Já não é possível, para o povo do mundo árabe, mentir uns aos outros. Acabou-se o tempo das mentiras. As palavras daqueles líderes – que desgraçadamente são também nossas palavras – esgotaram-se. E nós as levamos até esse fracasso. Nós mentimos a eles todas essas mentiras. E nunca mais conseguiremos recriá-las.

No Egito, nós britânicos amamos a democracia. Incentivamos a democracia no Egito – até que os egípcios decidiram que queriam por fim à monarquia. Então os metemos na prisão. Queríamos mais democracia. Sempre a mesma velha história. Assim como quisemos que os palestinos gozassem de democracia, desde que votassem ‘certo’, nos candidatos ‘certos’, quisemos que os egípcios apreciassem nossa vida democrática. Agora, no Líbano, parece que nossa democracia será substituída pela democracia libanesa. E não gostamos dela.

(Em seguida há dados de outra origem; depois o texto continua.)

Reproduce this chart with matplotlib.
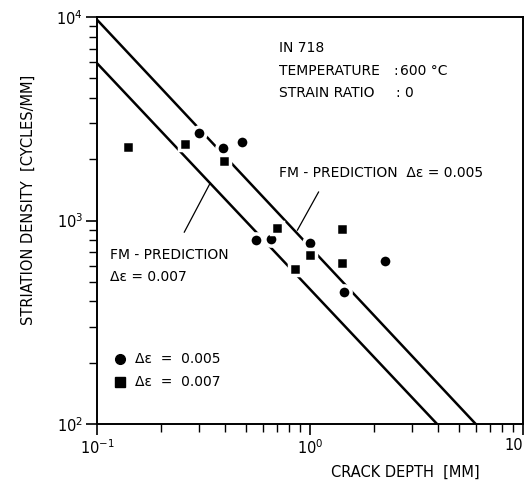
"""Striation density vs crack depth, IN 718 at 600 C (FM prediction lines)."""
import matplotlib
matplotlib.use("Agg")
import matplotlib.pyplot as plt

# measured points, delta eps = 0.005 (circles)
depth_005 = [0.302, 0.392, 0.481, 0.555, 0.659, 1.005, 1.45, 2.24]
density_005 = [2690, 2270, 2430, 802, 811, 774, 446, 632]

# measured points, delta eps = 0.007 (squares)
depth_007 = [0.140, 0.259, 0.396, 0.703, 0.855, 1.005, 1.41, 1.41]
density_007 = [2300, 2380, 1960, 918, 578, 676, 908, 618]

# FM prediction lines (end points)
pred_005_x = [0.1, 6.0]
pred_005_y = [9700, 100]
pred_007_x = [0.1, 3.95]
pred_007_y = [5930, 100]

x_ticks = [0.1, 1.0, 10.0]
x_ticklabels = ["$10^{-1}$", "$10^{0}$", "10"]

plt.rcParams["font.family"] = "DejaVu Sans"
plt.rcParams["mathtext.fontset"] = "dejavusans"

fig = plt.figure(figsize=(5.28, 4.82), dpi=100)
ax = fig.add_axes([0.1837, 0.1203, 0.8068, 0.8444])
ax.set_xscale("log")
ax.set_yscale("log")
ax.set_xlim(0.1, 10)
ax.set_ylim(100, 1e4)

ax.plot(pred_005_x, pred_005_y, color="black", lw=1.8, zorder=2)
ax.plot(pred_007_x, pred_007_y, color="black", lw=1.8, zorder=2)

# white marker edges break the lines around the points, as in the original
ax.plot(depth_005, density_005, "o", ms=9.5, mfc="black", mec="white", mew=2.5,
        ls="none", zorder=3)
ax.plot(depth_007, density_007, "s", ms=9, mfc="black", mec="white", mew=2.5,
        ls="none", zorder=3)

# leader lines to the labels
ax.plot([0.873, 1.097], [897, 1380], color="black", lw=0.9)
ax.plot([0.340, 0.257], [1527, 877], color="black", lw=0.9)

fs = 10
tr = ax.transAxes
ax.text(0.427, 0.924, "IN 718", transform=tr, fontsize=fs, va="center")
ax.text(0.427, 0.867, "TEMPERATURE", transform=tr, fontsize=fs, va="center")
ax.text(0.695, 0.867, ":", transform=tr, fontsize=fs, va="center")
ax.text(0.712, 0.867, "600 °C", transform=tr, fontsize=fs, va="center")
ax.text(0.427, 0.813, "STRAIN RATIO", transform=tr, fontsize=fs, va="center")
ax.text(0.700, 0.813, ":", transform=tr, fontsize=fs, va="center")
ax.text(0.720, 0.813, "0", transform=tr, fontsize=fs, va="center")

ax.text(0.427, 0.617, "FM - PREDICTION  Δε = 0.005", transform=tr,
        fontsize=fs, va="center")
ax.text(0.031, 0.415, "FM - PREDICTION", transform=tr, fontsize=fs, va="center")
ax.text(0.031, 0.361, "Δε = 0.007", transform=tr, fontsize=fs, va="center")

# hand-drawn style legend
ax.plot([0.054], [0.160], "o", ms=7, color="black", transform=tr)
ax.plot([0.054], [0.103], "s", ms=6.5, color="black", transform=tr)
ax.text(0.089, 0.160, "Δε  =  0.005", transform=tr, fontsize=fs, va="center")
ax.text(0.089, 0.103, "Δε  =  0.007", transform=tr, fontsize=fs, va="center")

ax.set_xticks(x_ticks)
ax.set_xticklabels(x_ticklabels)
ax.get_xticklabels()[-1].set_ha("right")
ax.tick_params(axis="both", which="major", direction="out", length=8, width=1.2,
               labelsize=10.5, pad=2, top=False, right=False)
ax.tick_params(axis="both", which="minor", direction="out", length=5.5, width=1.0,
               top=False, right=False)

for s in ax.spines.values():
    s.set_linewidth(1.4)

fig.text(405 / 528, 1 - 472 / 482, "CRACK DEPTH  [MM]", fontsize=10.5,
         ha="center", va="center")
fig.text(28 / 528, 1 - 200 / 482, "STRIATION DENSITY  [CYCLES/MM]", fontsize=10.5,
         ha="center", va="center", rotation=90)

fig.savefig("out.png", dpi=100)
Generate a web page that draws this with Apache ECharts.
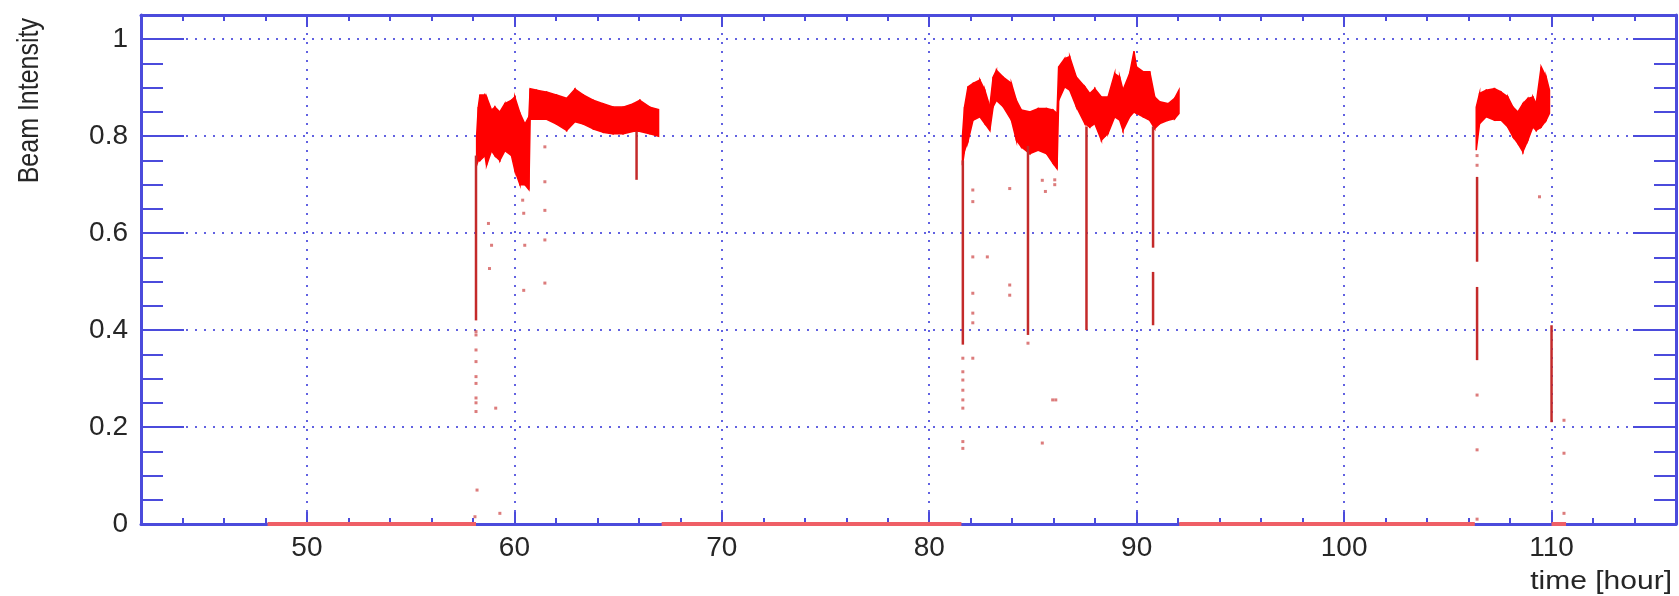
<!DOCTYPE html>
<html>
<head>
<meta charset="utf-8">
<title>Beam Intensity</title>
<script src="https://cdn.jsdelivr.net/npm/echarts@6.0.0/dist/echarts.min.js"></script>
<style>
  html, body { margin: 0; padding: 0; background: #fff; }
  #chart { width: 1679px; height: 596px; }
</style>
</head>
<body>
<div id="chart"></div>
<script>
// ticks
var xMajor = [50, 60, 70, 80, 90, 100, 110];
var yMajor = [0, 0.2, 0.4, 0.6, 0.8, 1];

// beam off periods (intensity at 0)
var offStart = [48.1, 67.1, 92.05, 110.0];
var offEnd = [58.15, 81.55, 106.3, 110.7];

// beam on: band edges, period 1
var band1T = [58.18, 58.26, 58.34, 58.58, 58.66, 58.90, 59.06, 59.30, 59.54, 59.86, 60.02, 60.27, 60.51, 60.70, 60.76, 61.07, 61.55, 62.03, 62.52, 62.92, 63.32, 63.80, 64.28, 64.76, 65.24, 65.73, 66.05, 66.53, 66.95];
var band1Hi = [0.80, 0.86, 0.885, 0.885, 0.881, 0.854, 0.860, 0.850, 0.867, 0.874, 0.881, 0.847, 0.825, 0.84, 0.898, 0.895, 0.891, 0.885, 0.878, 0.897, 0.885, 0.874, 0.867, 0.860, 0.860, 0.867, 0.874, 0.860, 0.855];
var band1Lo = [0.74, 0.75, 0.75, 0.76, 0.74, 0.77, 0.76, 0.75, 0.77, 0.76, 0.73, 0.70, 0.70, 0.69, 0.835, 0.835, 0.835, 0.825, 0.812, 0.83, 0.825, 0.815, 0.808, 0.805, 0.805, 0.81, 0.81, 0.805, 0.80];

// period 2
var band2T = [81.60, 81.70, 81.87, 82.11, 82.44, 82.68, 82.92, 83.08, 83.24, 83.56, 83.96, 84.20, 84.44, 84.85, 85.25, 85.65, 85.97, 86.16, 86.24, 86.53, 86.77, 87.09, 87.50, 87.74, 87.98, 88.30, 88.62, 88.94, 89.18, 89.34, 89.66, 89.87, 89.99, 90.31, 90.63, 90.87, 91.11, 91.51, 91.83, 92.04];
var band2Hi = [0.80, 0.86, 0.902, 0.909, 0.916, 0.895, 0.861, 0.922, 0.936, 0.922, 0.909, 0.874, 0.854, 0.850, 0.857, 0.857, 0.854, 0.847, 0.943, 0.960, 0.964, 0.922, 0.902, 0.888, 0.898, 0.881, 0.881, 0.929, 0.922, 0.895, 0.929, 0.975, 0.943, 0.933, 0.933, 0.881, 0.871, 0.867, 0.878, 0.895];
var band2Lo = [0.74, 0.77, 0.79, 0.833, 0.84, 0.826, 0.812, 0.861, 0.874, 0.861, 0.833, 0.792, 0.778, 0.764, 0.771, 0.764, 0.744, 0.733, 0.874, 0.902, 0.895, 0.861, 0.826, 0.819, 0.826, 0.792, 0.806, 0.84, 0.833, 0.812, 0.84, 0.85, 0.847, 0.84, 0.833, 0.816, 0.826, 0.833, 0.836, 0.847];

// period 3
var band3T = [106.37, 106.53, 106.85, 107.25, 107.57, 107.89, 108.14, 108.38, 108.62, 108.86, 109.10, 109.26, 109.50, 109.74, 109.90];
var band3Hi = [0.86, 0.888, 0.895, 0.898, 0.891, 0.881, 0.860, 0.850, 0.867, 0.878, 0.881, 0.867, 0.943, 0.922, 0.895];
var band3Lo = [0.771, 0.826, 0.84, 0.833, 0.833, 0.819, 0.799, 0.785, 0.768, 0.792, 0.819, 0.812, 0.819, 0.833, 0.847];

// drops (vertical runs of points)
var spikeT = [58.15, 65.89, 81.62, 84.76, 87.58, 90.79, 90.79, 106.41, 106.41, 110.0];
var spikeTop = [0.76, 0.81, 0.75, 0.78, 0.82, 0.82, 0.52, 0.716, 0.489, 0.41];
var spikeBot = [0.42, 0.71, 0.37, 0.39, 0.40, 0.57, 0.41, 0.541, 0.338, 0.21];

// single points
var ptT = [58.15, 58.15, 58.15, 58.15, 58.15, 58.15, 58.15, 58.15, 58.15, 58.2, 58.1,
  58.75, 58.9, 58.8, 59.1, 59.3,
  60.4, 60.45, 60.5, 60.45,
  61.47, 61.47, 61.47, 61.47, 61.47,
  81.62, 81.62, 81.62, 81.62, 81.62, 81.62, 81.62, 81.62,
  82.1, 82.1, 82.1, 82.8, 82.1, 82.1, 82.1, 82.1,
  83.88, 83.88, 83.88, 84.76, 85.45, 85.6, 85.45, 86.05, 86.05, 85.95, 86.1,
  106.41, 106.41, 106.41, 106.41, 106.41, 109.42, 110.6, 110.6, 110.6];
var ptV = [0.397, 0.39, 0.359, 0.335, 0.304, 0.29, 0.26, 0.25, 0.232, 0.07, 0.015,
  0.62, 0.575, 0.527, 0.239, 0.022,
  0.668, 0.641, 0.575, 0.482,
  0.778, 0.706, 0.647, 0.586, 0.497,
  0.342, 0.314, 0.297, 0.276, 0.256, 0.239, 0.17, 0.156,
  0.689, 0.665, 0.551, 0.551, 0.476, 0.435, 0.415, 0.342,
  0.692, 0.493, 0.472, 0.373, 0.709, 0.686, 0.167, 0.71, 0.70, 0.256, 0.256,
  0.76, 0.74, 0.266, 0.153, 0.01, 0.675, 0.214, 0.146, 0.022];

var BLUE = "#4b4bdc";
var RED = "#ff0000";
var DARK = "#c42a2a";
var FONT = '"Liberation Sans", Arial, Helvetica, sans-serif';
var LABEL = { color: "#262626", fontFamily: FONT, fontSize: 28 };

var myChart = echarts.init(document.getElementById("chart"));

// one x or y axis, used for the frame, major and minor ticks
function frameAxis(pos, min, max, opt) {
  var a = {
    type: "value",
    position: pos,
    min: min,
    max: max,
    axisLine: { show: false, onZero: false },
    axisTick: { show: false },
    axisLabel: { show: false },
    splitLine: { show: false }
  };
  return Object.assign(a, opt);
}

// band between lo and hi, drawn as one quad per step
function bandSeries(t, lo, hi) {
  var data = [];
  for (var i = 0; i < t.length - 1; i++) {
    data.push([t[i], lo[i], hi[i], t[i + 1], lo[i + 1], hi[i + 1]]);
  }
  return {
    type: "custom",
    data: data,
    encode: { x: [0, 3], y: [1, 2, 4, 5] },
    renderItem: function (params, api) {
      var pts = [
        api.coord([api.value(0), api.value(2)]),
        api.coord([api.value(3), api.value(5)]),
        api.coord([api.value(3), api.value(4)]),
        api.coord([api.value(0), api.value(1)])
      ];
      return {
        type: "polygon",
        shape: { points: pts },
        style: { fill: RED, stroke: RED, lineWidth: 1.5 }
      };
    },
    z: 3
  };
}

var series = [];
for (var i = 0; i < offStart.length; i++) {
  series.push({
    type: "line",
    data: [[offStart[i], 0], [offEnd[i], 0]],
    symbol: "none",
    clip: false,
    lineStyle: { color: "#ef5f66", width: 4 },
    z: 4
  });
}
series.push(bandSeries(band1T, band1Lo, band1Hi));
series.push(bandSeries(band2T, band2Lo, band2Hi));
series.push(bandSeries(band3T, band3Lo, band3Hi));

series.push({
  type: "custom",
  data: spikeT.map(function (t, i) { return [t, spikeTop[i], spikeBot[i]]; }),
  encode: { x: 0, y: [1, 2] },
  renderItem: function (params, api) {
    var a = api.coord([api.value(0), api.value(1)]);
    var b = api.coord([api.value(0), api.value(2)]);
    return {
      type: "line",
      shape: { x1: a[0], y1: a[1], x2: b[0], y2: b[1] },
      style: { stroke: DARK, lineWidth: 2.5 }
    };
  },
  z: 3
});

series.push({
  type: "scatter",
  data: ptT.map(function (t, i) { return [t, ptV[i]]; }),
  symbol: "rect",
  symbolSize: 3,
  itemStyle: { color: "rgba(200,50,50,0.8)" },
  z: 3
});

var dots = { color: "rgba(70,70,220,0.85)", width: 2, type: [2, 7] };
var line = { show: true, onZero: false, lineStyle: { color: BLUE, width: 3 } };

var option = {
  animation: false,
  backgroundColor: "#fff",
  grid: { left: 141, right: 3, top: 15, bottom: 72, outerBoundsMode: "none" },
  xAxis: [
    frameAxis("bottom", 42, 116, {
      splitNumber: 7,
      axisLine: line,
      axisTick: { show: true, inside: true, length: 12, customValues: xMajor, lineStyle: { color: BLUE, width: 2 } },
      axisLabel: Object.assign({ show: true, margin: 10, customValues: xMajor }, LABEL),
      splitLine: { show: true, lineStyle: dots }
    }),
    frameAxis("bottom", 42, 116, {
      interval: 2,
      axisTick: { show: true, inside: true, length: 6, lineStyle: { color: BLUE, width: 2 } }
    }),
    frameAxis("top", 42, 116, {
      axisLine: line,
      axisTick: { show: true, inside: true, length: 12, customValues: xMajor, lineStyle: { color: BLUE, width: 2 } }
    }),
    frameAxis("top", 42, 116, {
      interval: 2,
      axisTick: { show: true, inside: true, length: 6, lineStyle: { color: BLUE, width: 2 } }
    })
  ],
  yAxis: [
    frameAxis("left", 0, 1.05, {
      interval: 0.2,
      axisLine: line,
      axisTick: { show: true, inside: true, length: 43, customValues: yMajor, lineStyle: { color: BLUE, width: 2 } },
      axisLabel: Object.assign({ show: true, margin: 13, customValues: yMajor }, LABEL),
      splitLine: { show: true, lineStyle: dots }
    }),
    frameAxis("left", 0, 1.05, {
      interval: 0.05,
      axisTick: { show: true, inside: true, length: 22, lineStyle: { color: BLUE, width: 2 } }
    }),
    frameAxis("right", 0, 1.05, {
      interval: 0.2,
      axisLine: line,
      axisTick: { show: true, inside: true, length: 43, customValues: yMajor, lineStyle: { color: BLUE, width: 2 } }
    }),
    frameAxis("right", 0, 1.05, {
      interval: 0.05,
      axisTick: { show: true, inside: true, length: 22, lineStyle: { color: BLUE, width: 2 } }
    })
  ],
  // axis titles, a little wider than tall like the original
  graphic: [
    {
      type: "text", x: 30, y: 18, rotation: Math.PI / 2, scaleY: 1.15,
      style: {
        text: "Beam Intensity", fill: "#262626",
        font: "25px " + FONT,
        align: "right", verticalAlign: "middle"
      }
    },
    {
      type: "text", x: 1672, y: 582, scaleX: 1.2,
      style: {
        text: "time [hour]", fill: "#262626",
        font: "25px " + FONT,
        align: "right", verticalAlign: "middle"
      }
    }
  ],
  series: series
};

myChart.setOption(option);
</script>
</body>
</html>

Queremos que os libaneses, é claro, apóiem o pessoal que nós apoiamos, os muçulmanos sunitas que apoiavam Rafiq Hariri, cujo assassinato – cremos, com razão – foi orquestrado pelos sírios. E agora enfrentamos, nas ruas de Beirute, queima de carros e violência contra o governo.

Mas… Em que direção estamos andando? Será, talvez, na direção de deixar que o mundo árabe escolha seus próprios líderes? Veremos talvez um novo mundo árabe não controlado pelo ocidente? Quando a Tunísia fez saber ao mundo que estava livre, Mrs. Hillary Clinton não abriu a boca. Foi o presidente do Irã, o doido, o primeiro a dizer que muito o alegrava ver a Tunísia liberta. Por quê?

No Egito, o futuro de Hosni Mubarak parece ainda mais perturbador. Bem pode acontecer de seu filho ser escolhido para sucedê-lo. Mas só há um califado no mundo muçulmano, e é a Síria. Os egípcios não querem o filho de Hosni. Não passa de empresário peso leve, que nada garante que consiga (sequer que tente), resgatar o Egito de sua própria corrupção.

O chefe da segurança de Hosni Mubarak, um certo Suleiman – hoje, muito doente – dificilmente poderá substituí-lo.

Por toda parte, em todo o Oriente Médio, estamos à espera de assistir à queda dos amigos dos EUA. No Egito, Mubarak deve estar decidindo para onde fugirá. No Líbano, os amigos dos EUA estão em colapso. É o fim do mundo dos Democratas no Oriente Médio árabe. Ninguém sabe o que acontecerá depois. Só a história, talvez, conheça as respostas.